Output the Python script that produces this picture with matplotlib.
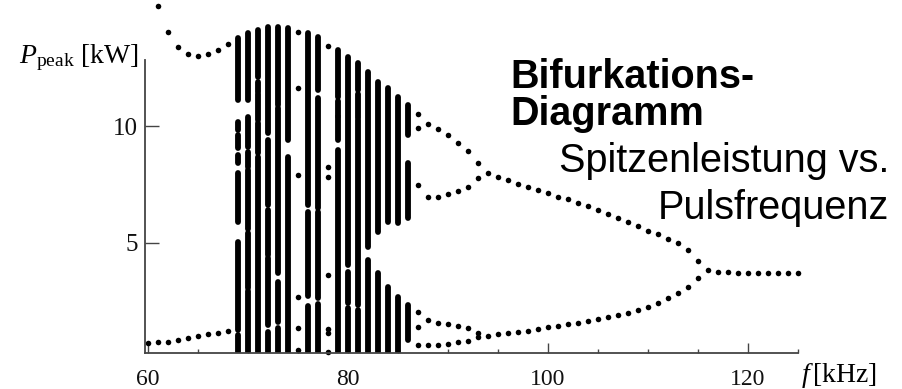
import matplotlib
matplotlib.use("Agg")
import matplotlib.pyplot as plt
from matplotlib.ticker import FixedLocator

# ---------------- data (kHz, kW) ----------------
# period-2 branch at low frequency
left_f_upper = [61, 62, 63, 64, 65, 66, 67, 68]
left_p_upper = [15.15, 14.04, 13.39, 13.09, 13.00, 13.09, 13.26, 13.52]
left_f_lower = [60, 61, 62, 63, 64, 65, 66, 67, 68]
left_p_lower = [0.68, 0.71, 0.71, 0.80, 0.89, 0.97, 1.06, 1.10, 1.19]

# chaotic bands: frequency, lower end, upper end of each dense band
chaos_f = [69, 69, 69, 69, 69, 69, 69, 69,
           70, 70, 70, 70, 70, 70,
           71, 71, 71, 71, 71,
           72, 72, 72, 72, 72,
           73, 73, 73, 73,
           74, 74,
           76, 76, 76,
           77, 77, 77, 77,
           79, 79, 79, 79,
           80, 80, 80,
           81, 81, 81, 81,
           82, 82,
           83, 83,
           84, 84,
           85, 85,
           86, 86, 86, 86]
chaos_hi = [13.78, 10.64, 10.17, 9.61, 8.75, 7.98, 5.01, 1.01,
            13.99, 10.38, 8.90, 8.10, 5.40, 2.90,
            14.12, 11.90, 11.40, 10.13, 8.66,
            14.25, 9.39, 6.39, 4.32, 1.14,
            14.25, 10.77, 3.29, 1.31,
            14.21, 8.66,
            13.99, 6.30, 2.26,
            13.82, 11.20, 6.30, 2.35,
            13.26, 11.10, 10.38, 8.96,
            12.96, 3.72, 2.17,
            12.70, 11.37, 10.25, 2.09,
            12.32, 4.24,
            11.89, 3.68,
            11.63, 3.08,
            11.24, 2.65,
            10.90, 8.41, 2.30, 0.58]
chaos_lo = [11.11, 10.64, 9.82, 9.05, 8.41, 5.87, 1.23, 0.28,
            11.11, 9.10, 8.25, 5.60, 3.05, 0.28,
            12.10, 11.45, 10.25, 8.84, 0.28,
            9.69, 6.60, 4.45, 1.44, 0.28,
            10.90, 3.68, 1.57, 0.28,
            9.39, 0.28,
            6.60, 2.69, 0.28,
            11.54, 6.47, 2.60, 0.28,
            11.24, 10.45, 9.39, 0.28,
            4.02, 2.39, 0.28,
            11.54, 10.34, 2.30, 0.28,
            4.80, 0.28,
            5.44, 0.28,
            5.87, 0.28,
            5.83, 0.28,
            9.61, 6.04, 0.80, 0.58]

# periodic windows inside the chaos
win_f = [75, 75, 75, 75, 75, 75, 78, 78, 78, 78, 78, 78, 78]
win_p = [14.04, 11.63, 7.89, 2.65, 1.31, 0.37,
         13.43, 8.23, 7.81, 3.59, 1.27, 1.10, 0.28]

# period-4 region after the chaos
p4_f = [87, 87, 87, 87, 87, 87,
        88, 88, 88, 88,
        89, 89, 89, 89,
        90, 90, 90, 90,
        91, 91, 91, 91,
        92, 92, 92, 92,
        93, 93, 93, 93]
p4_p = [10.51, 9.91, 7.46, 2.00, 1.36, 0.58,
        10.08, 6.94, 1.66, 0.58,
        9.86, 6.94, 1.53, 0.58,
        9.61, 7.07, 1.49, 0.63,
        9.26, 7.20, 1.40, 0.71,
        8.92, 7.37, 1.31, 0.76,
        8.41, 7.76, 1.10, 0.93]

# period-2 branch
p2_f = list(range(94, 116))
p2_upper = [7.97, 7.80, 7.68, 7.50, 7.37, 7.25, 7.12, 6.94, 6.86, 6.69, 6.56,
            6.39, 6.21, 6.04, 5.87, 5.70, 5.48, 5.36, 5.14, 4.97, 4.67, 4.19]
p2_lower = [0.97, 1.06, 1.10, 1.14, 1.19, 1.27, 1.36, 1.40, 1.49, 1.53, 1.62,
            1.70, 1.79, 1.87, 1.96, 2.09, 2.22, 2.39, 2.60, 2.82, 3.08, 3.46]

# period-1 branch
p1_f = list(range(116, 126))
p1_p = [3.81, 3.74, 3.72, 3.71, 3.70, 3.70, 3.69, 3.69, 3.69, 3.69]

x_major = [60, 80, 100, 120]
x_minor = [65, 70, 75, 85, 90, 95, 105, 110, 115, 125]
y_major = [5, 10]

# ---------------- figure ----------------
W, H = 902, 389
plt.rcParams['mathtext.fontset'] = 'custom'
plt.rcParams['mathtext.rm'] = 'Liberation Serif'
plt.rcParams['mathtext.it'] = 'Liberation Serif:italic'

fig = plt.figure(figsize=(W / 100, H / 100), dpi=100)
ax_left, ax_right, ax_bottom, ax_top = 145, 798, 353.3, 0
ax = fig.add_axes([ax_left / W, 1 - ax_bottom / H,
                   (ax_right - ax_left) / W, (ax_bottom - ax_top) / H])
ax.set_xlim(59.7, 125)
ax.set_ylim(0.24, 15.42)

dot = dict(linestyle='none', marker='o', ms=4.0, mew=0, color='black', clip_on=False)
ax.plot(left_f_upper, left_p_upper, **dot)
ax.plot(left_f_lower, left_p_lower, **dot)
ax.vlines(chaos_f, chaos_lo, chaos_hi, colors='black', linewidth=4.2,
          capstyle='round')
ax.plot(win_f, win_p, **dot)
ax.plot(p4_f, p4_p, **dot)
ax.plot(p2_f, p2_upper, **dot)
ax.plot(p2_f, p2_lower, **dot)
ax.plot(p1_f, p1_p, **dot)

axis_col = '#444444'
for s in ('top', 'right'):
    ax.spines[s].set_visible(False)
for s in ('left', 'bottom'):
    ax.spines[s].set_color(axis_col)
    ax.spines[s].set_linewidth(1.3)
ax.spines['left'].set_bounds(0.24, 12.86)

ax.xaxis.set_major_locator(FixedLocator(x_major))
ax.xaxis.set_minor_locator(FixedLocator(x_minor))
ax.yaxis.set_major_locator(FixedLocator(y_major))
ax.set_xticklabels([str(v) for v in x_major])
ax.set_yticklabels([str(v) for v in y_major])
ax.tick_params(axis='x', which='major', direction='in', length=7.2, width=1.0,
               color=axis_col, pad=11, labelsize=17)
ax.tick_params(axis='x', which='minor', direction='in', length=2.9, width=1.0,
               color=axis_col)
ax.tick_params(axis='y', which='major', direction='in', length=10, width=1.0,
               color=axis_col, pad=5, labelsize=18)
for lab in ax.get_xticklabels() + ax.get_yticklabels():
    lab.set_fontfamily('Liberation Serif')
    lab.set_color('#111111')
ax.patch.set_alpha(0)

def fx(px):
    return px / W

def fy(py):
    return 1 - py / H

fig.text(fx(139), fy(63), r'$P_{\mathrm{peak}}$ [kW]', ha='right', va='baseline',
         fontsize=20, family='Liberation Serif')
fig.text(fx(801), fy(382), r'$f\,$[kHz]', ha='left', va='baseline',
         fontsize=20, family='Liberation Serif')

fig.text(fx(510), fy(88), 'Bifurkations-', ha='left', va='baseline',
         fontsize=28.5, fontweight='bold', family='Liberation Sans')
fig.text(fx(510), fy(125), 'Diagramm', ha='left', va='baseline',
         fontsize=28.5, fontweight='bold', family='Liberation Sans')
fig.text(fx(889), fy(172), 'Spitzenleistung vs.', ha='right', va='baseline',
         fontsize=28.5, family='Liberation Sans')
fig.text(fx(889), fy(219), 'Pulsfrequenz', ha='right', va='baseline',
         fontsize=28.5, family='Liberation Sans')

fig.savefig('out.png', dpi=100)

#### Short task
Write out each line of the listing above, exactly, from its first line to the line holding "1.06, 1.10, 1.19]", inclusive. Skip the pictures.

#### Output of the exercise
Output the Python script that produces this picture with matplotlib.
import matplotlib
matplotlib.use("Agg")
import matplotlib.pyplot as plt
from matplotlib.ticker import FixedLocator

# ---------------- data (kHz, kW) ----------------
# period-2 branch at low frequency
left_f_upper = [61, 62, 63, 64, 65, 66, 67, 68]
left_p_upper = [15.15, 14.04, 13.39, 13.09, 13.00, 13.09, 13.26, 13.52]
left_f_lower = [60, 61, 62, 63, 64, 65, 66, 67, 68]
left_p_lower = [0.68, 0.71, 0.71, 0.80, 0.89, 0.97, 1.06, 1.10, 1.19]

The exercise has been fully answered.